It’s pretty tempting to presume ESPN’s recent decision to disassociate themselves from PBS Frontline’s forthcoming “League Of Denial : The NFL’s Concussion Crisis” was a cowardly move designed to placate a media partner who provides the very content that’s the network’s lifeblood. According to anonymous insiders polled by The Nation’s Dave Zirin, your presumption was totally on the money. Sure, it’s bad news for journalism, but at least you’re awesome at presuming stuff!
In theory, there is supposed to be a wall at ESPN between the business side and the journalism side. But, like many walls across the earth, it tends to exist to separate the powerful from the powerless. One former employee said to me, “The ESPN wall is about as effective as the Great Wall of China. It can look impressive but there are plenty of ways around it and lots of holes. It’s an idea but like many ideas it doesn’t work in practice.”
A current ESPN journalist said to me, “I don’t think those on the business side are bad people. But what you have are people with utterly opposed jobs. Their job is to keep the broadcast partners happy. Our job is to investigate them. That theoretically could produce a creative tension but the power imbalance is ridiculous. It’s like they’re Mike Tyson and we’re Evander’s ear.”

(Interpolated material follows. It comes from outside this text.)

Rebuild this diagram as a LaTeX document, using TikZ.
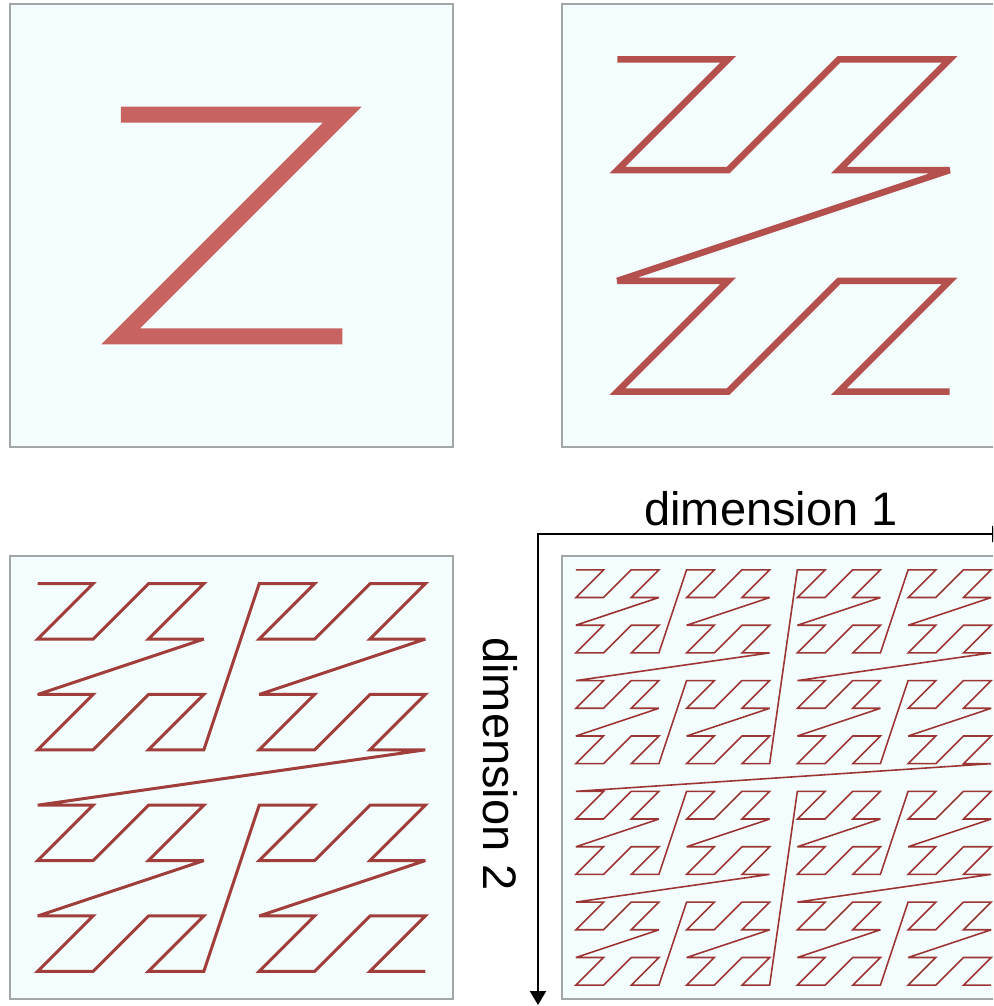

“People talk about the divide between journalism side and the business side but this has revealed just how bifurcated even the journalism side has become,” said one journalist at the network. “Many here who are supposed to be on that side don’t care because they’re not really journalists. It’s not their fault. They’re producers. They’re television personalities. They’re entertainers. In a month they’ll stop caring [about the decision to pull out of League of Denial] if they even care now.”

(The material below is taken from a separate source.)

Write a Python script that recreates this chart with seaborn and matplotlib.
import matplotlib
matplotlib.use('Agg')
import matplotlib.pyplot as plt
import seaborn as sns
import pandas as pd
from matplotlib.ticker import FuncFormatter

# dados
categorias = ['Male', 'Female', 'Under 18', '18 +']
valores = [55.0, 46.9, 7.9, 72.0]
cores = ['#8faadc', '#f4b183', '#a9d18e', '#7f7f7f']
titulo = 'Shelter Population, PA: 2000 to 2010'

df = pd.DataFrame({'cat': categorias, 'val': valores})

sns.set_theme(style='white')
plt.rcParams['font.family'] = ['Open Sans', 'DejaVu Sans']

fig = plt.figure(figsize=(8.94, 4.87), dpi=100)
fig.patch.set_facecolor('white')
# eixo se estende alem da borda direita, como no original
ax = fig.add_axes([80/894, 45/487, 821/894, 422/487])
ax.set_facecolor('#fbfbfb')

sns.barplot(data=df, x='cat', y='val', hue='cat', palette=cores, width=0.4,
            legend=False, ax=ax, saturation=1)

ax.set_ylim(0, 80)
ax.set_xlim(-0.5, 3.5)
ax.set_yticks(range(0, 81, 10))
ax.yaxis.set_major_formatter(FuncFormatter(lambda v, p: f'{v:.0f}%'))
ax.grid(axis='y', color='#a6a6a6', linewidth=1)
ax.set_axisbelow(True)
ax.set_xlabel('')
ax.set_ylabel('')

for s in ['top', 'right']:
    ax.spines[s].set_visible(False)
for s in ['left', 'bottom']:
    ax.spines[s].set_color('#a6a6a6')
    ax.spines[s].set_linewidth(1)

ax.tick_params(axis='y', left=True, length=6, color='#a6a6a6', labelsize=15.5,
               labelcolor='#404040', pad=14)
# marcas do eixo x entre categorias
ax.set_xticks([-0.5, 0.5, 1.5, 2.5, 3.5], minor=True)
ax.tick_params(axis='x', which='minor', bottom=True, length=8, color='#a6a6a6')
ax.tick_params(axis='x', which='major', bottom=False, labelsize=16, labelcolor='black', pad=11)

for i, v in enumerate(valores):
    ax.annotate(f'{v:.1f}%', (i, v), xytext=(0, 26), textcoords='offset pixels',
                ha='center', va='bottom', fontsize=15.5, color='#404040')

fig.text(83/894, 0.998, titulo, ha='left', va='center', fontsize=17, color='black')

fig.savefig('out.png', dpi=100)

One top journalist described (the potential conflict) as follows : “Our corporate strategy right now is to go all-in on football no matter the cost [to journalistic integrity]. We are going all-in on football at a time when you have damn near 5,000 people suing the sports that made them famous [for head trauma]. You have empirical evidence that something is going on with this game that is really dangerous. We are now carrying water for a game that is on a deeply problematic trajectory. We are going all in on this sport and this sport is in peril.”